## Supplied information
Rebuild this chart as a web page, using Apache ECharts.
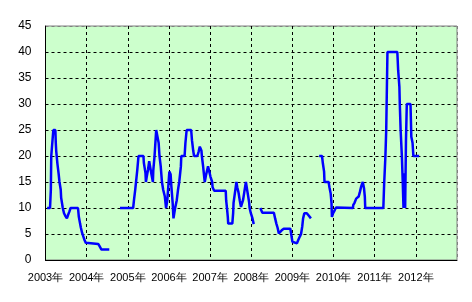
<!DOCTYPE html>
<html>
<head>
<meta charset="utf-8">
<script src="https://cdn.jsdelivr.net/npm/echarts@6/dist/echarts.min.js"></script>
<style>
html,body{margin:0;padding:0;background:#fff;}
#c{width:472px;height:302px;}
</style>
</head>
<body>
<div id="c"></div>
<script>
// x positions are decimal years, values are the plotted values
const yearTicks = [2003, 2004, 2005, 2006, 2007, 2008, 2009, 2010, 2011, 2012];
const yTicks = [0, 5, 10, 15, 20, 25, 30, 35, 40, 45];

const seg1Years = [2003.04,2003.11,2003.13,2003.14,2003.19,2003.24,2003.25,2003.26,2003.29,2003.32,2003.34,2003.37,2003.38,2003.42,2003.45,2003.48,2003.52,2003.55,2003.58,2003.61,2003.79,2003.81,2003.84,2003.86,2003.89,2003.92,2003.95,2003.98,2004.02,2004.28,2004.31,2004.36,2004.55];
const seg1Values = [10,10,13.5,20,25,25,22.5,21,18.5,16.5,15,13.5,12,10,9,8.5,8,8.7,9.3,10,10,8.3,7,6.2,5.2,4.5,3.8,3.3,3.1,3.1,2.7,2,2];

const seg2Years = [2004.81,2005.13,2005.15,2005.18,2005.20,2005.23,2005.26,2005.38,2005.39,2005.43,2005.44,2005.46,2005.49,2005.52,2005.56,2005.57,2005.61,2005.62,2005.65,2005.67,2005.69,2005.72,2005.75,2005.77,2005.80,2005.83,2005.86,2005.90,2005.93,2005.96,2005.99,2006.01,2006.04,2006.06,2006.09,2006.11,2006.14,2006.15,2006.19,2006.22,2006.25,2006.29,2006.30,2006.38,2006.40,2006.43,2006.54,2006.56,2006.59,2006.61,2006.69,2006.72,2006.75,2006.79,2006.80,2006.83,2006.87,2006.90,2006.95,2006.98,2007.01,2007.05,2007.06,2007.10,2007.38,2007.39,2007.41,2007.43,2007.44,2007.54,2007.56,2007.57,2007.61,2007.64,2007.66,2007.69,2007.72,2007.75,2007.78,2007.80,2007.83,2007.87,2007.90,2007.91,2007.95,2007.96,2007.99,2008.03,2008.06];
const seg2Values = [10,10,11.5,13.5,15,17.3,20,20,18.7,16.7,15,16,17.3,19,18.7,16.7,15,17.3,20,22.5,25,25,22.5,20,18,15,13.5,12.2,10,11.5,14.8,17,16.5,14,11,8,8.3,10,11.5,13.5,15,18,20,20,22.5,25,25,23,21,20,20,20.8,21.8,21,20,18,15,16.3,18,17,16,15,14,13.3,13.3,11.5,10,8.3,7,7,9,11,13.3,15,14,13,11.5,10.2,10,11.5,13,15,14.7,13,11,10,9,8,6.9];

const seg3Years = [2008.22,2008.27,2008.55,2008.58,2008.61,2008.64,2008.67,2008.71,2008.74,2008.79,2008.95,2008.97,2009.00,2009.01,2009.11,2009.14,2009.18,2009.21,2009.24,2009.26,2009.29,2009.35,2009.39,2009.42,2009.45];
const seg3Values = [10,9.1,9.1,8,7,6.2,5.1,5.1,5.7,6,6,5,3.5,3.2,3.2,3.8,4.5,5,6.5,8,9,9,8.6,8.3,8];

const seg4Years = [2009.65,2009.72,2009.74,2009.77,2009.78,2009.88,2009.90,2009.93,2009.95,2009.96,2009.99,2010.03,2010.06,2010.47,2010.48,2010.51,2010.55,2010.61,2010.64,2010.67,2010.71,2010.74,2010.76,2010.77,2011.21,2011.23,2011.26,2011.28,2011.29,2011.31,2011.55,2011.57,2011.60,2011.61,2011.63,2011.66,2011.68,2011.70,2011.73,2011.74,2011.76,2011.78,2011.87,2011.89,2011.92,2011.94,2012.08];
const seg4Values = [20,20,18.6,17,15,15,14,12.8,11,8.3,9,9.6,10.1,10,10.6,11,11.8,12.2,13.1,14.1,15,13.8,12.2,10,10,14.7,19.9,25,30,40,40,36.5,33.3,30,25,20,15.4,10,16.7,10,23,30,30,23.7,22.5,20,20];

const segments = [[seg1Years, seg1Values],[seg2Years, seg2Values],[seg3Years, seg3Values],[seg4Years, seg4Values]];

const chart = echarts.init(document.getElementById('c'), null, {renderer:'canvas'});
const series = segments.map(([xs, ys]) => ({
  type: 'line',
  data: xs.map((x, i) => [x, ys[i]]),
  showSymbol: false,
  symbol: 'none',
  animation: false,
  lineStyle: {color: '#0000FF', width: 2.5, cap: 'butt', join: 'bevel'},
  z: 5
}));

const gridLineColors = yTicks.map((t, i) => i === yTicks.length - 1 ? '#808080' : '#000');
const vLineColors = yearTicks.map(() => '#000').concat(['#808080']);

chart.setOption({
  animation: false,
  grid: {left: 45.5, right: 15, top: 26, bottom: 42, show: true, backgroundColor: '#CCFFCC', borderColor: '#808080', borderWidth: 1},
  xAxis: {
    type: 'value', min: 2003, max: 2013, interval: 1,
    axisLine: {show: true, lineStyle: {color: '#000', width: 1}},
    axisTick: {show: false},
    splitLine: {show: true, lineStyle: {color: vLineColors, type: [3, 3], width: 1}},
    axisLabel: {
      margin: 12, color: '#000', fontFamily: 'Liberation Sans', fontSize: 11,
      showMaxLabel: false,
      formatter: v => (yearTicks.indexOf(Math.round(v)) >= 0 ? Math.round(v) + '年' : '')
    }
  },
  yAxis: {
    type: 'value', min: 0, max: 45, interval: 5,
    axisLine: {show: true, lineStyle: {color: '#000', width: 1}},
    axisTick: {show: false},
    splitLine: {show: true, lineStyle: {color: gridLineColors, type: [3, 3], width: 1}},
    axisLabel: {margin: 14, color: '#000', fontFamily: 'Liberation Sans', fontSize: 12,
      formatter: v => (yTicks.indexOf(v) >= 0 ? String(v) : '')}
  },
  series: series
});
</script>
</body>
</html>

## What is expected
Print out the whole of the material word for word, without pictures.

## Complete output
Rebuild this chart as a web page, using Apache ECharts.
<!DOCTYPE html>
<html>
<head>
<meta charset="utf-8">
<script src="https://cdn.jsdelivr.net/npm/echarts@6/dist/echarts.min.js"></script>
<style>
html,body{margin:0;padding:0;background:#fff;}
#c{width:472px;height:302px;}
</style>
</head>
<body>
<div id="c"></div>
<script>
// x positions are decimal years, values are the plotted values
const yearTicks = [2003, 2004, 2005, 2006, 2007, 2008, 2009, 2010, 2011, 2012];
const yTicks = [0, 5, 10, 15, 20, 25, 30, 35, 40, 45];

const seg1Years = [2003.04,2003.11,2003.13,2003.14,2003.19,2003.24,2003.25,2003.26,2003.29,2003.32,2003.34,2003.37,2003.38,2003.42,2003.45,2003.48,2003.52,2003.55,2003.58,2003.61,2003.79,2003.81,2003.84,2003.86,2003.89,2003.92,2003.95,2003.98,2004.02,2004.28,2004.31,2004.36,2004.55];
const seg1Values = [10,10,13.5,20,25,25,22.5,21,18.5,16.5,15,13.5,12,10,9,8.5,8,8.7,9.3,10,10,8.3,7,6.2,5.2,4.5,3.8,3.3,3.1,3.1,2.7,2,2];

const seg2Years = [2004.81,2005.13,2005.15,2005.18,2005.20,2005.23,2005.26,2005.38,2005.39,2005.43,2005.44,2005.46,2005.49,2005.52,2005.56,2005.57,2005.61,2005.62,2005.65,2005.67,2005.69,2005.72,2005.75,2005.77,2005.80,2005.83,2005.86,2005.90,2005.93,2005.96,2005.99,2006.01,2006.04,2006.06,2006.09,2006.11,2006.14,2006.15,2006.19,2006.22,2006.25,2006.29,2006.30,2006.38,2006.40,2006.43,2006.54,2006.56,2006.59,2006.61,2006.69,2006.72,2006.75,2006.79,2006.80,2006.83,2006.87,2006.90,2006.95,2006.98,2007.01,2007.05,2007.06,2007.10,2007.38,2007.39,2007.41,2007.43,2007.44,2007.54,2007.56,2007.57,2007.61,2007.64,2007.66,2007.69,2007.72,2007.75,2007.78,2007.80,2007.83,2007.87,2007.90,2007.91,2007.95,2007.96,2007.99,2008.03,2008.06];
const seg2Values = [10,10,11.5,13.5,15,17.3,20,20,18.7,16.7,15,16,17.3,19,18.7,16.7,15,17.3,20,22.5,25,25,22.5,20,18,15,13.5,12.2,10,11.5,14.8,17,16.5,14,11,8,8.3,10,11.5,13.5,15,18,20,20,22.5,25,25,23,21,20,20,20.8,21.8,21,20,18,15,16.3,18,17,16,15,14,13.3,13.3,11.5,10,8.3,7,7,9,11,13.3,15,14,13,11.5,10.2,10,11.5,13,15,14.7,13,11,10,9,8,6.9];

const seg3Years = [2008.22,2008.27,2008.55,2008.58,2008.61,2008.64,2008.67,2008.71,2008.74,2008.79,2008.95,2008.97,2009.00,2009.01,2009.11,2009.14,2009.18,2009.21,2009.24,2009.26,2009.29,2009.35,2009.39,2009.42,2009.45];
const seg3Values = [10,9.1,9.1,8,7,6.2,5.1,5.1,5.7,6,6,5,3.5,3.2,3.2,3.8,4.5,5,6.5,8,9,9,8.6,8.3,8];

const seg4Years = [2009.65,2009.72,2009.74,2009.77,2009.78,2009.88,2009.90,2009.93,2009.95,2009.96,2009.99,2010.03,2010.06,2010.47,2010.48,2010.51,2010.55,2010.61,2010.64,2010.67,2010.71,2010.74,2010.76,2010.77,2011.21,2011.23,2011.26,2011.28,2011.29,2011.31,2011.55,2011.57,2011.60,2011.61,2011.63,2011.66,2011.68,2011.70,2011.73,2011.74,2011.76,2011.78,2011.87,2011.89,2011.92,2011.94,2012.08];
const seg4Values = [20,20,18.6,17,15,15,14,12.8,11,8.3,9,9.6,10.1,10,10.6,11,11.8,12.2,13.1,14.1,15,13.8,12.2,10,10,14.7,19.9,25,30,40,40,36.5,33.3,30,25,20,15.4,10,16.7,10,23,30,30,23.7,22.5,20,20];

const segments = [[seg1Years, seg1Values],[seg2Years, seg2Values],[seg3Years, seg3Values],[seg4Years, seg4Values]];

const chart = echarts.init(document.getElementById('c'), null, {renderer:'canvas'});
const series = segments.map(([xs, ys]) => ({
  type: 'line',
  data: xs.map((x, i) => [x, ys[i]]),
  showSymbol: false,
  symbol: 'none',
  animation: false,
  lineStyle: {color: '#0000FF', width: 2.5, cap: 'butt', join: 'bevel'},
  z: 5
}));

const gridLineColors = yTicks.map((t, i) => i === yTicks.length - 1 ? '#808080' : '#000');
const vLineColors = yearTicks.map(() => '#000').concat(['#808080']);

chart.setOption({
  animation: false,
  grid: {left: 45.5, right: 15, top: 26, bottom: 42, show: true, backgroundColor: '#CCFFCC', borderColor: '#808080', borderWidth: 1},
  xAxis: {
    type: 'value', min: 2003, max: 2013, interval: 1,
    axisLine: {show: true, lineStyle: {color: '#000', width: 1}},
    axisTick: {show: false},
    splitLine: {show: true, lineStyle: {color: vLineColors, type: [3, 3], width: 1}},
    axisLabel: {
      margin: 12, color: '#000', fontFamily: 'Liberation Sans', fontSize: 11,
      showMaxLabel: false,
      formatter: v => (yearTicks.indexOf(Math.round(v)) >= 0 ? Math.round(v) + '年' : '')
    }
  },
  yAxis: {
    type: 'value', min: 0, max: 45, interval: 5,
    axisLine: {show: true, lineStyle: {color: '#000', width: 1}},
    axisTick: {show: false},
    splitLine: {show: true, lineStyle: {color: gridLineColors, type: [3, 3], width: 1}},
    axisLabel: {margin: 14, color: '#000', fontFamily: 'Liberation Sans', fontSize: 12,
      formatter: v => (yTicks.indexOf(v) >= 0 ? String(v) : '')}
  },
  series: series
});
</script>
</body>
</html>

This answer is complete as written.